Die Ukraine bat bereits im März 2014 die Internationale Atomenergie-Organisation (IAEO), die Frage der nuklearen Sicherheit mit den russischen Behörden zu besprechen. Auch die USA, die Europäische Union und die Nordatlantikpakt-Organisation (NATO) wurden um Unterstützung beim Schutz der ukrainischen Atomanlagen gebeten – ein Expertenteam wurde im Mai 2014 entsandt.“
Fünf Monat zuvor thematisierte eine ähnliche Anfrage der Bündnisgrünen die Atomruine Tschernobyl mit eindringlicher Klarheit: „Auch die Situation in Tschernobyl ist nach wie vor besorgniserregend.“ Die Antwort der Bundesregierung von 2014 war – und ist es immer noch – so entlarvend wie alarmierend:
„Die Sicherheitslage an den Nuklearanlagen wurde bei den Abstimmungen zwischen der Bundesregierung und ihren Partnern bzgl. der Deeskalation des russisch-ukrainischen Konflikts nicht thematisiert. … Die Bundesregierung führt keine eigenen Gespräche zur Sicherheitslage an den Kernkraftwerken. … Zivile Notfallplanung im Rahmen der NATO ermöglicht Alliierten und Partnern, sich gegenseitig bei der Vorbereitung auf und der Bewältigung von Krisen, Naturkatastrophen oder Konflikten zu unterstützen.

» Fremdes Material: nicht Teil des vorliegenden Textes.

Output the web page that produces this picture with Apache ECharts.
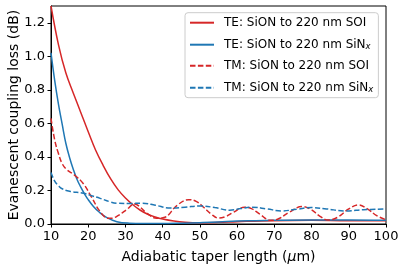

Der breite Ansatz der NATO – verankert im Neuen Strategischen Konzept – erkennt an, dass große zivile Notstände eine Gefahr für Sicherheit und Stabilität sein können.“
Es ist auch die Frage, inwiefern die Bundesregierung ihren Amtseid verletzt, Schaden von der deutschen Bevölkerung abzuwenden, denn sie begnügt sich mit dem Risiko, ohne sich dessen selbst und zwar de-eskalierend anzunehmen:
„Nach Information der Bundesregierung sind keine deutschen Experten an der Entsendung des Beratungs- und Unterstützungsteams der NATO beteiligt. …Die IAEO (Internationale Atomenergiebehörde) war nicht in den Prozess der Entsendung eines zivilen Experten-Teams der NATO eingebunden. Eine Unterrichtung im Vorfeld seitens der NATO ist nicht erfolgt.“
Ein solches Vorgehen ist ein Himmelfahrtskommando, wie die gesamte Militärpolitik im Nuklearzeitalter, in dem nur mit dem Atompazifismus eine Aussicht auf Überleben gesichert werden kann. Eine ‚Sicherheitsstrategie‘, die von dieser ganz offensichtlichen Klarheit abweicht, ist ein rhetorisches Instrument zur Beschwichtigung der Bevölkerung. Sie ist ein Anschlag auf die Sicherheit des Lebens. Sie ist ein vielfacher Betrug an den Menschen, die über diese Zusammenhänge im Dunkeln gehalten werden.
Es gibt nur die Antwort der Diplomatie auf die Militärpolitik der NATO: Sie umfasst Abrüstung – auch nuklear – und gemeinsame Sicherheit statt Abschreckung.